Should I Clean It Up?
If the system is stable on the new storage format and you’re confident that a return to the old format isn’t planned, I recommend the following:
Make a backup of the metadata (directory list)
Remove empty directories using a script:
find /storage/blobs/ -type d -empty -delete
Important: Perform this during a period of low load and have a rollback plan in case of unforeseen circumstances.
Questions for the Community
Has anyone else encountered a similar issue?
Are there official recommendations for cleaning up old directories?
What other side effects might occur during such cleanup?
I would appreciate any information and experience!
I do not see a problem, the one traversal will be cached in memory and there likely will not be any difference.
If you still concerned you may delete empty folders. However if you would disable the migration to hashstore the node will try to use a piecestore backend and I do not remember, would it re-create the needed folders struct or it’s need to be re-created with a storagenode setup command.
I’m also slowly migrating to hashstore and on bigger nodes, to delete empty blobs directories after the migration, it can even take a whole day.
In my case the FS is ext4 and listing one of the empty blobs directories can easily take a minute for example. This looks to be some feature of ext4, where if the directories initially contained a significant amounts of files which were then deleted, it causes a significant slowdown.

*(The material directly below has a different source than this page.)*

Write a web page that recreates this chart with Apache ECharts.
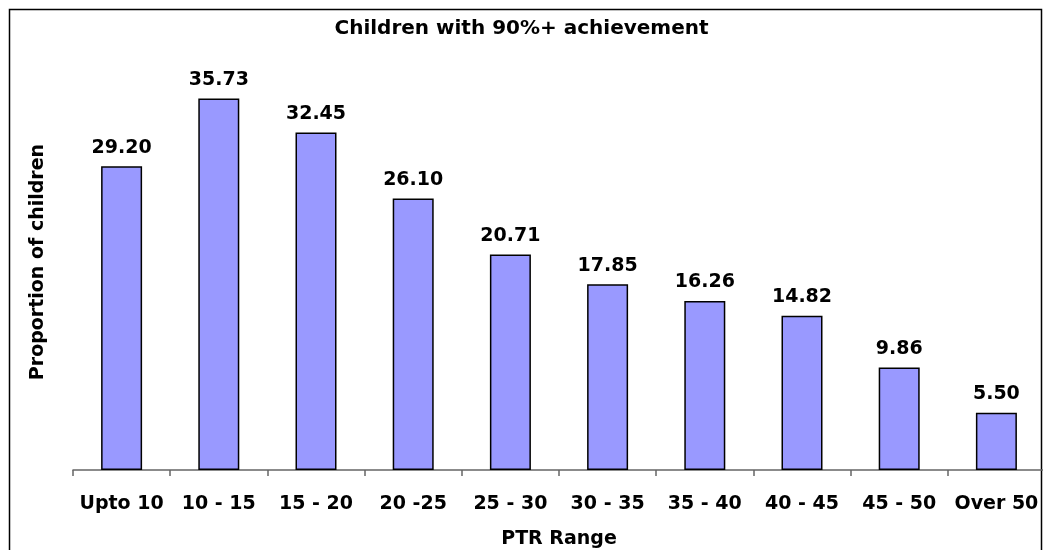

This was on a system with plenty of RAM, but after the migration none of the blobs directories were cached, so doing any operation on them was very expensive.
I would suggest to modify the code to delete the directories as they get migrated to hashstore.
They should be kept if you decide to revert back to piecestore, and if they are only created at setup. I recently reverted back to piecestore, because hashstore dosen’t give me any confidence. Maybe many will follow.
So, at least until hashstore becomes a must, they shuold be kept, or the node should recreate them when needed.
Again, negligible amount of RAM necessary to cache this when they’re empty.
Though, please consider that hashstore is still not considered production-ready, and it would be nice if the production version cleaned them up, if just for sake of easier troubleshooting in future.
I tried counting the number of folders on ext4 — the process ran all night and still didn’t finish, so the total number of directories on the node remains unknown. The first count was done on xfs, where I at least got some results. In the end, I wiped everything, keeping only the blobs folder. By the way, I noticed that transferring the node with hashstore is much more convenient and faster — the data structure there is clearly better optimized for such tasks.